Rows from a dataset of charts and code
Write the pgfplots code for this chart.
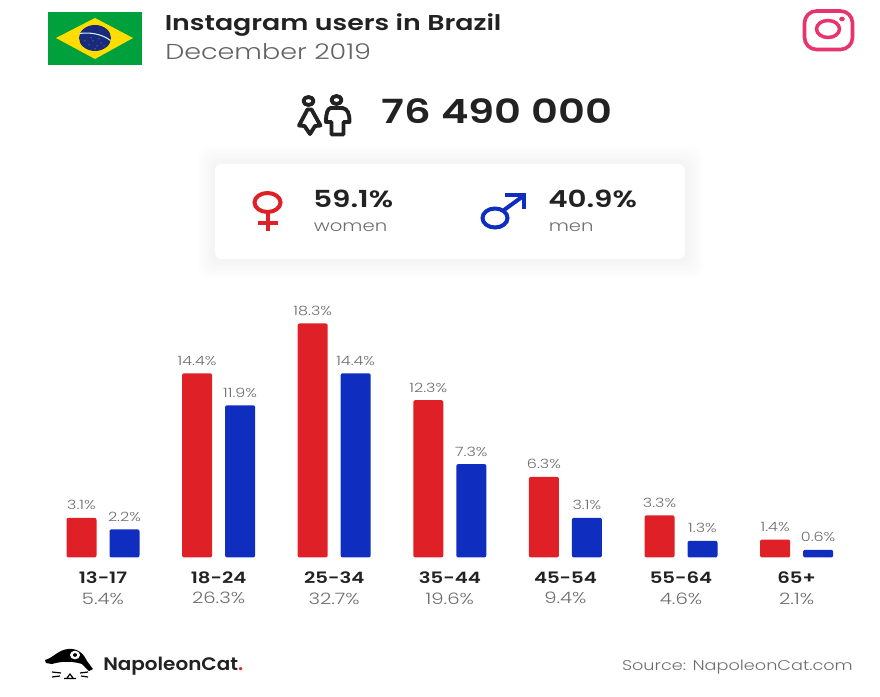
\documentclass[border=0pt]{standalone}
\usepackage{fontspec}
\setmainfont[FakeStretch=1.10,BoldFont={Poppins SemiBold},BoldFeatures={FakeStretch=1.10}]{Poppins Light}
\newfontfamily\wide[FakeStretch=1.25,BoldFont={Poppins SemiBold},BoldFeatures={FakeStretch=1.25}]{Poppins Light}
\usepackage{pgfplots}
\pgfplotsset{compat=1.18}
\definecolor{barred}{HTML}{E02027}
\definecolor{barblue}{HTML}{0F2EBF}
\definecolor{ink}{HTML}{222222}
\definecolor{soft}{HTML}{6E6E6E}
\definecolor{insta}{HTML}{E8336D}
\newcommand{\fs}[1]{\fontsize{#1}{#1}\selectfont}
\begin{document}
\begin{tikzpicture}
% page frame, drawing units are 1/880 of the page width, y running down
\begin{scope}[x=0.75pt,y=-0.75pt,yshift=522pt]
  \fill[white] (0,0) rectangle (880,696);
  % flag
  \fill[fill={rgb,255:red,0;green,161;blue,60}] (48,12) rectangle (142,65);
  \fill[fill={rgb,255:red,255;green,221;blue,0}] (56,38) -- (95,18) -- (133,38) -- (95,59) -- cycle;
  \fill[fill={rgb,255:red,26;green,42;blue,122}] (95,38) ellipse [x radius=16,y radius=13];
  \draw[white!80!cyan,line width=0.8pt] (79.5,33.5) .. controls (90,32) and (102,34) .. (110.5,40.5);
  \foreach \sx/\sy in {85/41,89/45,93/41,97/46,101/43,104/46,91/38,99/39,95/49}
    \fill[white!70!blue] (\sx,\sy) circle [radius=0.5];
  % instagram glyph
  \draw[insta,line width=2.7pt,rounded corners=9pt] (804.5,11) rectangle (852.5,49.5);
  \draw[insta,line width=2.6pt] (828,29) ellipse [x radius=11.5,y radius=8.5];
  \fill[insta] (842,19) ellipse [x radius=2.8,y radius=2.3];
  % people glyph
  \begin{scope}[ink,line width=2.9pt,line join=round]
    \draw (308.5,101) ellipse [x radius=5,y radius=4];
    \draw (307.5,109.5) -- (311.5,109.5) -- (320.5,125.5) -- (315,126) -- (310,134) -- (304.5,126) -- (299,125.5) -- cycle;
    \draw (336.5,100) ellipse [x radius=5,y radius=4];
    \draw (330.5,108) -- (342.5,108) .. controls (347.5,109) and (349.5,113) .. (349.5,122) -- (343.5,122) -- (343.5,134.5) -- (331.5,134.5) -- (331.5,122) -- (326,122) .. controls (326,113) and (327.5,109) .. (330.5,108) -- cycle;
  \end{scope}
  % summary card with a soft edge, darker rings painted towards the middle
  \foreach \g in {18,17,...,1} {
    \pgfmathsetmacro{\shade}{(19-\g)*0.24}
    \fill[black!\shade!white,rounded corners=7pt] (215-\g,164-\g+1) rectangle (685+\g,259+\g+1);
  }
  \fill[white,rounded corners=5pt] (215,164) rectangle (685,259);
  % female sign
  \draw[barred,line width=3pt] (267.5,202.5) ellipse [x radius=13,y radius=9.5];
  \draw[barred,line width=3pt] (267.5,212) -- (267.5,231);
  \draw[barred,line width=3pt] (257.5,223) -- (278,223);
  % male sign
  \draw[barblue,line width=3pt] (495,218) ellipse [x radius=12.5,y radius=9.5];
  \draw[barblue,line width=3pt] (504,210) -- (524,195.5);
  \draw[barblue,line width=3pt,line join=miter] (505,195.5) -- (524,195.5) -- (524,209);
  % headings
  \node[anchor=base west,inner sep=0,text=ink] at (164.5,31) {\wide\fs{16.1}\bfseries Instagram users in Brazil};
  \node[anchor=base west,inner sep=0,text=soft!90!black] at (165,60) {\wide\fs{16.2}December 2019};
  \node[anchor=base west,inner sep=0,text=ink] at (381.5,124) {\wide\fs{25}\bfseries 76 490 000};
  \node[anchor=base west,inner sep=0,text=ink] at (313,208) {\wide\fs{17.6}\bfseries 59.1\%};
  \node[anchor=base west,inner sep=0,text=soft] at (313.5,232) {\wide\fs{11.8}women};
  \node[anchor=base west,inner sep=0,text=ink] at (548,208) {\wide\fs{17.6}\bfseries 40.9\%};
  \node[anchor=base west,inner sep=0,text=soft] at (548.5,232) {\wide\fs{11.8}men};
  % footer logo
  \fill[black] (45,660) .. controls (53,658) and (58,650) .. (68,649) .. controls (78,648) and (84,654) .. (87,661) -- (93,669) -- (89,671) -- (82,664) .. controls (72,661) and (62,661) .. (52,664) -- (46,663) -- cycle;
  \fill[white] (75,655) ellipse [x radius=5,y radius=4.3];
  \fill[black] (75,655) ellipse [x radius=2,y radius=1.8];
  \draw[black,line width=0.9pt] (52,672) -- (61,673) (52,677) -- (60,676) (80,673) -- (88,672) (81,676) -- (88,677) (67,678) -- (70,674) -- (73,678) (64,678.5) -- (76,678.5);
  \node[anchor=base west,inner sep=0,text=ink] at (103,670) {\fs{13.6}\bfseries NapoleonCat\textcolor{barred}{.}};
  \node[anchor=base east,inner sep=0,text=soft] at (853,670) {\wide\fs{10.6}Source: NapoleonCat.com};
\end{scope}
% age and gender bars, one group per age band
\begin{axis}[
  at={(33.9pt,103.9pt)},
  anchor=south west,
  x=86.7pt, y=9.592pt,
  xmin=-0.5, xmax=6.5, ymin=0, ymax=20,
  clip=false,
  axis x line=bottom,
  axis y line=none,
  axis line style={draw=none},
  major tick length=0pt,
  ybar=9.75pt,
  bar width=22.5pt,
  xtick={0,1,2,3,4,5,6},
  xticklabels={
    {\textbf{13-17}\\[3.6pt]{\color{soft}5.4\%}},
    {\textbf{18-24}\\[3.6pt]{\color{soft}26.3\%}},
    {\textbf{25-34}\\[3.6pt]{\color{soft}32.7\%}},
    {\textbf{35-44}\\[3.6pt]{\color{soft}19.6\%}},
    {\textbf{45-54}\\[3.6pt]{\color{soft}9.4\%}},
    {\textbf{55-64}\\[3.6pt]{\color{soft}4.6\%}},
    {\textbf{65+}\\[3.6pt]{\color{soft}2.1\%}}},
  xticklabel style={align=center,text=ink,font=\wide\fs{11.8},inner sep=0pt,anchor=north,yshift=-10.5pt},
  nodes near coords={\pgfmathprintnumber[fixed,fixed zerofill,precision=1,assume math mode=true]{\pgfplotspointmeta}\%},
  every node near coord/.append style={font=\wide\fs{9.6},text=soft,inner sep=0pt,yshift=5.7pt},
]
\addplot[ybar,draw=none,fill=barred,rounded corners=1.5pt] coordinates {
  (0,3.1) (1,14.4) (2,18.3) (3,12.3) (4,6.3) (5,3.3) (6,1.4)};
\addplot[ybar,draw=none,fill=barblue,rounded corners=1.5pt] coordinates {
  (0,2.2) (1,11.9) (2,14.4) (3,7.3) (4,3.1) (5,1.3) (6,0.6)};
\end{axis}
\end{tikzpicture}
\end{document}
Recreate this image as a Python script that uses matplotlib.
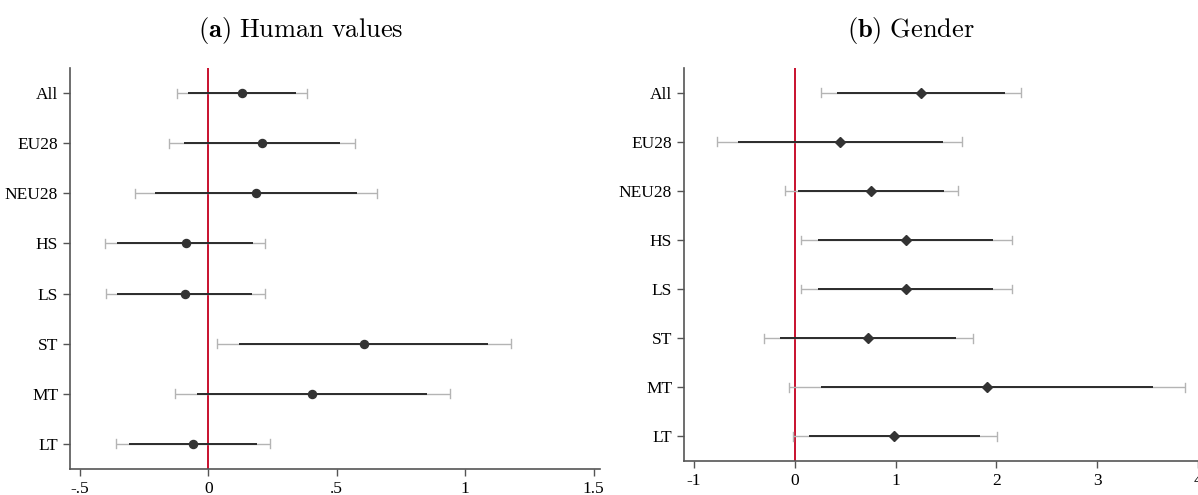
import numpy as np
import matplotlib
matplotlib.use("Agg")
import matplotlib.pyplot as plt

plt.rcParams['font.family'] = ['Liberation Serif', 'DejaVu Serif']
plt.rcParams['mathtext.fontset'] = 'cm'

# data
groups = ['All', 'EU28', 'NEU28', 'HS', 'LS', 'ST', 'MT', 'LT']

# (a) Human values: point, inner CI, outer CI
hv_point = [0.13, 0.208, 0.185, -0.088, -0.09, 0.605, 0.403, -0.061]
hv_in_lo = [-0.081, -0.095, -0.208, -0.356, -0.355, 0.118, -0.045, -0.311]
hv_in_hi = [0.343, 0.511, 0.58, 0.173, 0.17, 1.09, 0.85, 0.189]
hv_out_lo = [-0.123, -0.154, -0.284, -0.403, -0.40, 0.033, -0.13, -0.36]
hv_out_hi = [0.384, 0.57, 0.655, 0.22, 0.22, 1.18, 0.94, 0.24]

# (b) Gender
g_point = [1.251, 0.449, 0.755, 1.10, 1.10, 0.726, 1.908, 0.988]
g_in_lo = [0.418, -0.564, 0.03, 0.23, 0.23, -0.15, 0.259, 0.14]
g_in_hi = [2.084, 1.467, 1.48, 1.97, 1.97, 1.597, 3.553, 1.833]
g_out_lo = [0.256, -0.769, -0.098, 0.06, 0.06, -0.31, -0.06, -0.023]
g_out_hi = [2.247, 1.66, 1.62, 2.15, 2.15, 1.766, 3.874, 2.003]

hv_ticks = [-0.5, 0, 0.5, 1, 1.5]
hv_ticklabels = ['-.5', '0', '.5', '1', '1.5']
g_ticks = [-1, 0, 1, 2, 3, 4]
g_ticklabels = ['-1', '0', '1', '2', '3', '4']

fig = plt.figure(figsize=(11.98, 4.95), dpi=100)
ax1 = fig.add_axes([70/1198, 1-469/495, 530/1198, 401/495])
ax2 = fig.add_axes([684/1198, 1-461/495, 520/1198, 393/495])


def draw(ax, point, in_lo, in_hi, out_lo, out_hi, marker, ms):
    y = np.arange(len(groups))
    ax.axvline(0, color='#c8102e', lw=1.4, zorder=1)
    ax.hlines(y, out_lo, out_hi, color='#b4b4b4', lw=1.0, zorder=2)
    for lo, hi, yy in zip(out_lo, out_hi, y):
        ax.plot([lo, lo], [yy - 0.09, yy + 0.09], color='#b4b4b4', lw=1.0, zorder=2)
        ax.plot([hi, hi], [yy - 0.09, yy + 0.09], color='#b4b4b4', lw=1.0, zorder=2)
    ax.hlines(y, in_lo, in_hi, color='#2b2b2b', lw=1.4, zorder=3)
    ax.plot(point, y, ls='none', marker=marker, color='#333333', ms=ms, zorder=4)
    ax.set_yticks(y)
    ax.set_yticklabels(groups)
    ax.set_ylim(7.5, -0.5)
    for s in ['top', 'right']:
        ax.spines[s].set_visible(False)
    for s in ['left', 'bottom']:
        ax.spines[s].set_color('#555555')
        ax.spines[s].set_linewidth(1.2)
    ax.tick_params(axis='both', colors='#555555', labelcolor='black', labelsize=12.5,
                   length=5, width=1.0)


draw(ax1, hv_point, hv_in_lo, hv_in_hi, hv_out_lo, hv_out_hi, 'o', 5.8)
ax1.set_xlim(-0.539, 1.525)
ax1.set_xticks(hv_ticks)
ax1.set_xticklabels(hv_ticklabels)

draw(ax2, g_point, g_in_lo, g_in_hi, g_out_lo, g_out_hi, 'D', 5.3)
ax2.set_xlim(-1.1, 4.06)
ax2.set_xticks(g_ticks)
ax2.set_xticklabels(g_ticklabels)

fig.text(301/1198, 1-31/495, r'$\mathbf{(a)}\ \mathrm{Human\ values}$', ha='center', va='center', fontsize=19)
fig.text(911/1198, 1-31/495, r'$\mathbf{(b)}\ \mathrm{Gender}$', ha='center', va='center', fontsize=19)

fig.savefig('out.png', dpi=100)
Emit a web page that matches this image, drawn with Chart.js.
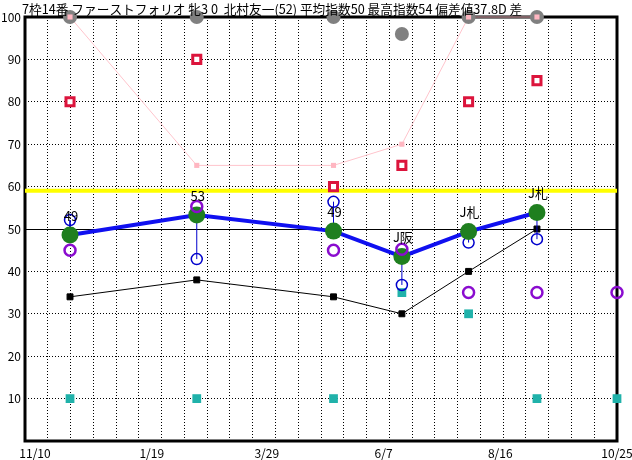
<!DOCTYPE html>
<html>
<head>
<meta charset="utf-8">
<script src="https://cdn.jsdelivr.net/npm/chart.js@4.4.0/dist/chart.umd.min.js"></script>
<style>
  html, body { margin: 0; padding: 0; background: #fff; }
  #wrap { width: 632px; height: 460px; }
</style>
</head>
<body>
<div id="wrap"><canvas id="chart"></canvas></div>
<script>
// days counted from 11/04
const titleText = '7枠14番 ファーストフォリオ 牝3 0  北村友一(52) 平均指数50 最高指数54 偏差値37.8D 差';
const dateLabels = ['11/10', '1/19', '3/29', '6/7', '8/16', '10/25'];
const dateTicks = [6, 76, 145, 215, 285, 355];
const yTicks = [10, 20, 30, 40, 50, 60, 70, 80, 90, 100];
const raceDays = [27, 103, 185, 226, 266, 307];
const today = 355;

const indexVals = [48.6, 53.3, 49.5, 43.5, 49.4, 53.9];
const indexLabels = ['49', '53', '49', 'J阪', 'J札', 'J札'];
const blueVals = [52.1, 42.9, 56.4, 36.8, 46.8, 47.6];
const purpleVals = [45, 55.3, 45, 45.2, 35, 35, 35];
const blackVals = [34, 38, 34, 30, 40, 50];
const tealVals = [10, 10, 10, 35, 30, 10, 10];
const crimsonVals = [80, 90, 60, 65, 80, 85];
const pinkVals = [100, 65, 65, 70, 100, 100];
const grayVals = [100, 100, 100, 96, 100, 100];
const yellowLevel = 59;
const midLine = 50;

const allDays = raceDays.concat([today]);
const pts = (xs, ys) => ys.map((y, i) => ({ x: xs[i], y: y }));
const connectors = raceDays.flatMap((d, i) => [
  { x: d, y: blueVals[i] }, { x: d, y: indexVals[i] }, { x: d, y: null }
]);

const FONT = "'Noto Sans CJK JP', 'Noto Sans', sans-serif";

const framePlugin = {
  id: 'frame',
  beforeDatasetsDraw(chart) {
    const { ctx, chartArea: a, scales } = chart;
    ctx.save();
    ctx.strokeStyle = '#000';
    ctx.lineWidth = 1;
    const y50 = Math.round(scales.y.getPixelForValue(midLine)) + 0.5;
    ctx.beginPath();
    ctx.moveTo(a.left, y50);
    ctx.lineTo(a.right, y50);
    ctx.stroke();
    ctx.lineWidth = 3;
    ctx.strokeRect(a.left, a.top, a.right - a.left, a.bottom - a.top);
    ctx.restore();
  },
  afterDatasetsDraw(chart) {
    const { ctx } = chart;
    ctx.save();
    ctx.fillStyle = '#000';
    ctx.font = '12.7px ' + FONT;
    ctx.textAlign = 'left';
    ctx.textBaseline = 'middle';
    ctx.fillText(titleText, 22, 9);
    const meta = chart.getDatasetMeta(9);
    ctx.font = '13px ' + FONT;
    ctx.textAlign = 'center';
    meta.data.forEach((p, i) => {
      ctx.fillText(indexLabels[i], p.x + 1, p.y - 19);
    });
    ctx.restore();
  }
};

new Chart(document.getElementById('chart'), {
  type: 'scatter',
  data: {
    datasets: [
      { data: [{ x: 0, y: yellowLevel }, { x: today, y: yellowLevel }], showLine: true,
        borderColor: '#ffff00', borderWidth: 4, pointRadius: 0, order: 20 },
      { data: pts(raceDays, pinkVals), showLine: true, borderColor: '#ffc4cc', borderWidth: 1,
        pointRadius: 0, order: 19 },
      { data: pts(raceDays, grayVals), pointRadius: 7, backgroundColor: '#808080',
        borderWidth: 0, order: 18 },
      { data: pts(raceDays, pinkVals), pointStyle: 'rect', pointRadius: 3.6,
        backgroundColor: '#ffb6c1', borderWidth: 0, order: 17 },
      { data: pts(raceDays, crimsonVals), pointStyle: 'rect', pointRadius: 5.7,
        backgroundColor: '#ffffff', borderColor: '#dc143c', borderWidth: 3, order: 16 },
      { data: pts(allDays, tealVals), pointStyle: 'rect', pointRadius: 6.2,
        backgroundColor: '#20b2aa', borderWidth: 0, order: 15 },
      { data: pts(raceDays, blackVals), showLine: true, borderColor: '#000', borderWidth: 1,
        pointStyle: 'rect', pointRadius: 4.2, backgroundColor: '#000', order: 14 },
      { data: connectors, showLine: true, spanGaps: false, borderColor: '#0000cc', borderWidth: 1,
        pointRadius: 0, order: 13 },
      { data: pts(raceDays, blueVals), pointRadius: 5.5, backgroundColor: 'rgba(0,0,0,0)',
        borderColor: '#0000cc', borderWidth: 1.5, order: 12 },
      { data: pts(raceDays, indexVals), showLine: true, borderColor: '#1010f0', borderWidth: 4,
        pointRadius: 8.5, backgroundColor: '#1f7f1f', pointBorderWidth: 0, order: 11 },
      { data: pts(allDays, purpleVals), pointRadius: 5.5, backgroundColor: 'rgba(0,0,0,0)',
        borderColor: '#8a0ccf', borderWidth: 2.5, order: 10 }
    ].map(d => Object.assign({ clip: false }, d))
  },
  options: {
    responsive: true,
    maintainAspectRatio: false,
    animation: false,
    events: [],
    layout: { padding: { top: 17, right: 15, bottom: 0, left: 0 } },
    plugins: { legend: { display: false }, tooltip: { enabled: false }, title: { display: false } },
    scales: {
      x: {
        type: 'linear', min: 0, max: today,
        afterBuildTicks: s => { s.ticks = dateTicks.map(v => ({ value: v })); },
        afterFit: s => { s.height = 19; s.paddingLeft = 0; s.paddingRight = 0; },
        grid: { display: false },
        border: { display: false },
        ticks: {
          autoSkip: false, maxRotation: 0, padding: -3, color: '#000',
          font: { size: 12, family: FONT },
          callback: v => dateLabels[dateTicks.indexOf(v)]
        }
      },
      x2: {
        type: 'linear', position: 'top', min: 0, max: today,
        afterBuildTicks: s => {
          s.ticks = Array.from({ length: 27 }, (_, k) => ({ value: k * today / 26 }));
        },
        afterFit: s => { s.height = 0; s.paddingLeft = 0; s.paddingRight = 0; },
        grid: { color: '#000', lineWidth: 1, drawTicks: false },
        border: { display: false, dash: [1, 2] },
        ticks: { display: false }
      },
      y: {
        min: 0, max: 100,
        afterBuildTicks: s => { s.ticks = yTicks.map(v => ({ value: v })); },
        afterFit: s => { s.width = 25; },
        grid: { color: '#000', lineWidth: 1, drawTicks: false },
        border: { display: false, dash: [1, 2] },
        ticks: { padding: 4, color: '#000', font: { size: 12, family: FONT } }
      }
    }
  },
  plugins: [framePlugin]
});
</script>
</body>
</html>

• **DIRECTIONS FOR THIS TASK**: In the entries above, some lines may contain the string "matplotlib"; report how many, without additional comment.

• **REPLY**: 4